PublishedMay 24, 2022

Assigneenot available in USPTO data we have

InventorsLarry Robert Dennison Benjamin Klenk

Technical Abstract

Patent Claims

25 claims

Legal claims defining the scope of protection, as filed with the USPTO.

1. A computer-implemented method for training a neural network model, comprising: processing, by a processor in a plurality of processors, at least one sample included in a set of training samples to generate activations for the at least one sample; analyzing, by the processor, the activations to calculate a statistical measure associated with the activations for the at least one sample; transmitting the statistical measure to at least one additional processor configured to reduce multiple statistical measures received from the plurality of processors to generate normalization parameters associated with a layer of the neural network model; processing, by the processor, one or more additional samples included in the set of training samples to generate one or more additional activations for the one or more additional samples in parallel with the at least one additional processor generating the normalization parameters; receiving the normalization parameters from the at least one additional processor; and applying the normalization parameters to the activations for the at least one sample and the one or more additional activations for the one or more additional samples.

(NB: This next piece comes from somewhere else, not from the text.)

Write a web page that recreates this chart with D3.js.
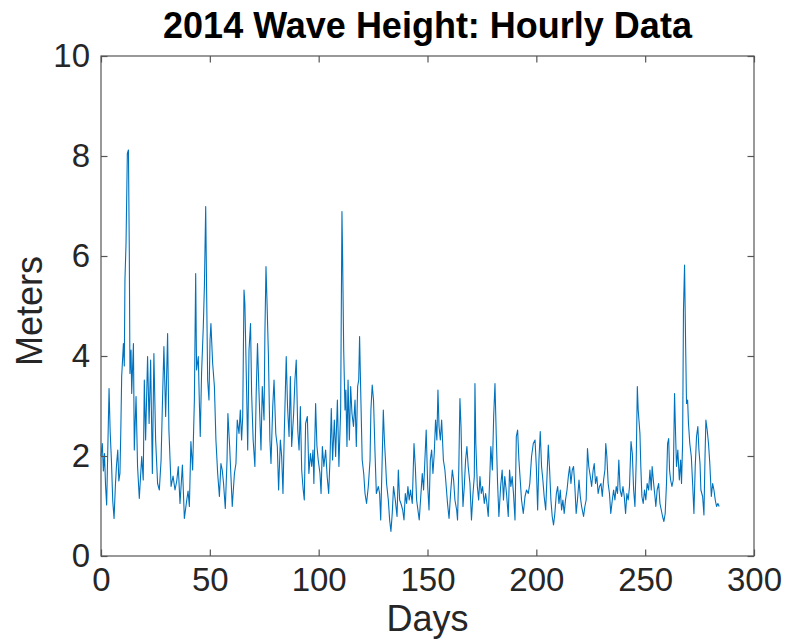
<!DOCTYPE html>
<html>
<head>
<meta charset="utf-8">
<script src="https://cdn.jsdelivr.net/npm/d3@7"></script>
<style>
  html, body { margin: 0; padding: 0; background: #fff; }
  svg { display: block; }
  text { font-family: "Liberation Sans", Arial, Helvetica, sans-serif; }
</style>
</head>
<body>
<svg id="chart" width="786" height="643"></svg>
<script>
// ---- Data ----
const chartTitle = "2014 Wave Height: Hourly Data";
const xLabel = "Days";
const yLabel = "Meters";
const xTicks = [0, 50, 100, 150, 200, 250, 300];
const yTicks = [0, 2, 4, 6, 8, 10];

const days = [
  0.0,0.6,1.1,1.6,2.1,2.6,3.2,3.7,4.2,4.8,5.4,6.0,6.6,7.1,7.7,8.2,8.7,9.1,9.5,10.3,10.7,11.0,11.5,12.1,12.6,13.0,13.3,13.8,14.1,14.9,
  15.3,16.1,16.8,17.6,18.7,19.4,19.9,20.5,21.4,22.1,22.8,23.6,24.3,25.1,26.0,26.8,27.6,28.3,28.9,29.7,30.6,31.2,32.2,33.1,34.0,34.8,35.5,36.3,37.4,38.3,
  39.4,40.0,40.6,41.3,42.1,42.9,43.5,43.9,44.7,45.2,45.6,46.2,47.0,47.5,48.1,
  48.5,49.0,49.6,50.1,50.5,51.3,52.1,52.8,53.6,54.4,55.1,55.7,56.3,57.1,57.9,58.3,59.1,59.7,60.3,61.3,62.0,62.6,63.4,64.0,64.6,65.1,65.7,66.1,66.8,67.4,
  68.0,68.7,69.2,69.9,70.7,71.3,71.9,72.6,73.5,74.1,74.9,75.3,75.8,76.2,76.9,77.6,78.1,78.9,79.5,80.3,81.0,81.6,82.4,83.0,83.6,84.2,85.1,85.7,86.4,87.0,
  87.6,88.5,89.1,89.7,90.4,91.0,91.6,92.2,92.9,93.4,94.0,94.8,95.5,96.2,96.8,97.4,97.8,98.6,99.2,
  99.8,100.6,101.1,101.7,102.4,103.2,103.9,104.6,105.2,105.8,106.4,107.2,107.8,108.6,109.3,110.1,110.7,111.0,111.5,112.1,112.5,113.0,113.5,114.1,114.7,115.3,116.0,116.7,117.3,117.9,
  118.4,118.8,119.4,120.0,120.7,121.3,122.0,122.8,123.6,124.0,124.6,125.2,125.9,126.5,127.4,128.0,128.5,129.1,129.7,130.2,130.6,131.2,132.0,132.6,133.2,133.8,134.4,135.2,136.0,136.6,
  137.2,137.8,138.6,139.2,139.8,140.4,141.0,141.6,142.2,143.0,143.8,144.4,145.0,145.6,146.2,147.0,147.6,148.2,148.8,
  149.4,150.1,150.7,151.3,151.9,152.5,153.1,153.7,154.3,154.8,155.3,155.9,156.5,157.3,158.0,158.6,159.2,159.9,160.6,161.4,162.0,162.6,163.4,163.8,164.4,164.9,165.4,165.8,166.3,166.9,
  167.5,168.1,168.7,169.5,170.2,170.9,171.5,171.8,172.2,172.9,173.5,174.1,174.7,175.3,176.1,176.7,177.3,177.9,178.5,179.1,179.8,180.4,181.0,181.6,182.2,182.8,183.6,184.3,184.9,185.5,
  186.3,187.1,187.7,188.3,188.9,189.5,190.2,190.8,191.4,192.0,192.6,193.2,194.0,194.8,195.5,196.3,197.0,197.8,198.6,
  199.4,200.0,200.6,201.2,201.8,202.4,203.0,203.6,204.3,204.9,205.5,206.1,206.7,207.3,207.9,208.5,209.2,209.8,210.4,211.0,211.6,212.2,212.8,213.4,214.1,214.7,215.3,215.9,216.5,217.1,
  217.7,218.3,218.9,219.6,220.2,220.8,221.7,222.3,222.9,223.5,224.1,224.8,225.4,226.1,226.6,227.2,227.8,228.4,229.0,229.7,230.3,230.9,231.5,231.9,232.4,233.0,233.6,234.2,234.9,235.5,
  236.1,236.7,237.3,237.9,238.5,239.2,239.8,240.4,241.0,241.6,242.2,242.8,243.5,244.1,244.7,245.3,245.9,246.4,246.8,
  247.6,248.0,248.5,249.1,249.7,250.3,250.9,251.6,252.2,252.8,253.2,253.9,254.5,254.9,255.5,256.2,256.8,257.4,258.0,258.6,259.2,259.8,260.3,260.8,261.2,261.7,262.3,262.9,263.5,264.0,
  264.4,265.0,265.7,266.3,266.7,267.2,267.6,268.1,268.6,269.0,269.5,269.9,270.5,271.2,271.8,272.4,273.0,273.6,274.2,274.7,275.2,275.6,276.4,277.0,277.5,277.9,278.5,279.1,279.7,280.4,
  281.0,281.6,282.2,282.8,283.4,284.0
];

const waveHeight = [
  2.0,2.25,1.7,2.05,1.4,1.02,2.3,3.35,2.5,1.9,1.1,0.75,1.4,1.8,2.12,1.5,1.65,2.5,3.59,4.25,3.8,5.52,6.25,8.05,8.12,6.12,3.65,4.12,3.25,4.25,
  2.12,3.19,1.79,1.15,1.99,1.52,3.52,2.32,3.99,2.65,3.92,1.65,4.05,2.32,1.45,1.32,1.92,3.19,4.19,2.79,4.45,2.52,1.39,1.6,1.32,1.5,1.79,1.05,1.82,0.75,
  1.12,1.3,0.99,2.29,1.72,3.12,5.65,3.72,3.99,3.05,2.39,3.65,4.59,5.39,6.99,
  5.39,3.52,3.12,4.32,4.65,3.85,3.39,2.32,1.65,1.19,1.85,1.72,1.45,0.95,1.92,2.85,2.19,1.59,0.99,1.65,1.85,2.72,2.45,2.92,2.32,2.79,5.32,5.05,3.52,2.12,
  4.12,4.65,3.25,2.32,1.79,3.25,4.25,3.25,2.12,3.39,2.72,4.45,5.79,5.19,4.05,2.32,1.85,2.99,3.52,2.45,2.19,1.32,2.32,1.99,1.25,2.45,3.99,2.99,2.39,3.59,
  2.19,2.85,3.52,3.92,2.52,2.12,2.99,1.72,1.32,1.12,2.65,2.79,1.65,2.05,1.79,2.12,1.45,3.05,2.2,
  1.92,1.65,1.25,2.19,1.79,2.12,1.59,1.25,1.92,2.95,1.92,2.72,1.99,3.12,1.79,2.92,6.89,5.99,4.12,2.92,3.32,2.19,3.52,2.32,3.39,2.85,2.59,3.12,2.19,3.39,
  3.52,4.39,3.12,1.92,1.65,1.25,1.05,1.39,1.92,2.92,3.42,3.12,2.05,1.25,1.39,1.25,0.72,1.79,2.92,2.32,1.99,1.45,1.12,0.72,0.49,0.85,1.39,1.12,0.79,1.72,
  1.12,1.05,0.92,0.72,1.25,1.05,1.39,1.12,1.32,1.05,2.25,1.79,1.12,0.92,0.72,1.25,1.65,1.32,1.92,
  2.52,1.39,0.92,1.92,2.12,1.65,2.05,2.72,2.32,3.32,2.59,2.32,2.72,1.92,1.72,1.39,1.05,0.75,1.25,1.72,1.52,1.12,0.92,0.72,1.79,3.15,2.59,1.72,0.99,1.39,
  1.92,2.19,1.79,1.45,0.72,1.25,1.59,3.45,2.25,1.39,1.12,1.59,1.25,1.39,1.05,1.25,1.05,0.79,1.45,2.19,1.72,2.79,3.45,2.39,1.45,0.79,1.39,1.72,1.12,1.59,
  1.25,0.79,1.72,1.39,1.59,1.25,0.72,2.39,2.52,1.92,1.52,1.12,0.85,1.19,1.32,1.25,1.45,1.99,2.25,
  2.32,1.79,0.92,1.92,2.49,1.79,1.52,1.19,0.92,1.59,2.22,1.72,1.12,0.79,0.62,0.85,1.25,1.39,1.05,1.32,0.92,1.12,0.85,1.12,1.32,1.59,1.79,1.45,1.72,1.79,
  1.39,0.85,1.12,1.52,1.19,0.99,0.79,0.99,1.12,2.15,1.79,1.59,1.39,1.72,1.85,1.45,1.59,1.25,1.39,1.45,1.19,1.52,1.72,2.25,1.99,1.45,1.25,0.85,1.12,1.32,
  1.12,1.39,1.25,1.92,1.32,1.19,1.39,1.19,0.85,1.25,1.12,1.39,2.29,2.05,1.32,0.99,1.92,3.39,2.92,
  2.45,1.79,1.19,1.05,1.32,1.12,1.45,1.32,1.72,1.32,1.79,1.45,1.19,0.99,1.32,1.45,1.05,0.92,0.79,0.69,0.85,1.45,2.25,2.35,1.72,1.52,1.39,1.52,3.25,2.39,
  1.79,2.12,1.52,1.92,1.45,2.25,4.92,5.82,4.19,3.05,3.12,2.65,2.25,1.99,1.45,0.85,1.79,2.39,2.59,2.12,1.85,1.32,1.19,0.82,1.99,2.72,2.52,2.25,1.85,1.19,
  1.45,1.32,1.12,0.99,1.05,0.99
];

// ---- Layout ----
const W = 786, H = 643;
const plot = { left: 101, right: 754, top: 56, bottom: 556 };
const axisColor = "#262626";
const lineColor = "#0072BD";

const svg = d3.select("#chart");
svg.append("rect").attr("width", W).attr("height", H).attr("fill", "#fff");

const x = d3.scaleLinear().domain([0, 300]).range([plot.left, plot.right]);
const y = d3.scaleLinear().domain([0, 10]).range([plot.bottom, plot.top]);

const data = days.map((d, i) => ({ d, v: waveHeight[i] }));

// data line
const line = d3.line().x(p => x(p.d)).y(p => y(p.v));
svg.append("path")
  .datum(data)
  .attr("fill", "none")
  .attr("stroke", lineColor)
  .attr("stroke-width", 1.1)
  .attr("stroke-linejoin", "round")
  .attr("d", line);

const tickLen = 6.5;
function styleAxis(g, showLabels) {
  g.select(".domain").remove();
  g.selectAll(".tick line").attr("stroke", "#555").attr("stroke-width", 1.2);
  g.selectAll(".tick text")
    .attr("fill", axisColor)
    .style("font-size", "33px")
    .style("font-family", "'Liberation Sans', Arial, Helvetica, sans-serif");
  if (!showLabels) g.selectAll(".tick text").remove();
}

svg.append("g")
  .attr("transform", `translate(0,${plot.bottom})`)
  .call(d3.axisBottom(x).tickValues(xTicks).tickSize(-tickLen).tickPadding(12).tickFormat(d3.format("d")))
  .call(g => styleAxis(g, true));

svg.append("g")
  .attr("transform", `translate(0,${plot.top})`)
  .call(d3.axisTop(x).tickValues(xTicks).tickSize(-tickLen))
  .call(g => styleAxis(g, false));

svg.append("g")
  .attr("transform", `translate(${plot.left},0)`)
  .call(d3.axisLeft(y).tickValues(yTicks).tickSize(-tickLen).tickPadding(11).tickFormat(d3.format("d")))
  .call(g => styleAxis(g, true));

svg.append("g")
  .attr("transform", `translate(${plot.right},0)`)
  .call(d3.axisRight(y).tickValues(yTicks).tickSize(-tickLen))
  .call(g => styleAxis(g, false));

// box
svg.append("rect")
  .attr("x", plot.left).attr("y", plot.top)
  .attr("width", plot.right - plot.left).attr("height", plot.bottom - plot.top)
  .attr("fill", "none").attr("stroke", "#555").attr("stroke-width", 1.2);

// labels
svg.append("text")
  .attr("x", (plot.left + plot.right) / 2).attr("y", 38)
  .attr("text-anchor", "middle")
  .attr("fill", "#000")
  .style("font-size", "36px").style("font-weight", "bold")
  .text(chartTitle);

svg.append("text")
  .attr("x", (plot.left + plot.right) / 2).attr("y", 631)
  .attr("text-anchor", "middle")
  .attr("fill", axisColor)
  .style("font-size", "36px")
  .text(xLabel);

svg.append("text")
  .attr("transform", `translate(42,${(plot.top + plot.bottom) / 2 + 5}) rotate(-90)`)
  .attr("text-anchor", "middle")
  .attr("fill", axisColor)
  .style("font-size", "36px")
  .text(yLabel);
</script>
</body>
</html>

2. The computer-implemented method of claim 1 , wherein the statistical measure associated with the activations for the at least one sample is calculated based on an analysis of activations for at least two samples in the set of training samples allocated to the processor.

3. The computer-implemented method of claim 1 , wherein the statistical measure is calculated by the processor using a first precision and the normalization parameters are calculated by the at least one additional processor using a second precision.

4. The computer-implemented method of claim 3 , wherein the first precision is a 32-bit floating point format and the second precision is a 64-bit floating point format.

5. The computer-implemented method of claim 1 , wherein the at least one sample processed to generate the activations is selected from the set of training samples according to a round-robin scheduling mechanism.

6. The computer-implemented method of claim 1 , wherein each processor in the plurality of processors comprise a parallel processing unit configured to implement at least a portion of the neural network model.

7. The computer-implemented method of claim 1 , wherein the at least one additional processor comprises a switch configured to route data between the plurality of processors, the switch including a cache, and wherein the reduce operation is implemented, at least in part, within the cache.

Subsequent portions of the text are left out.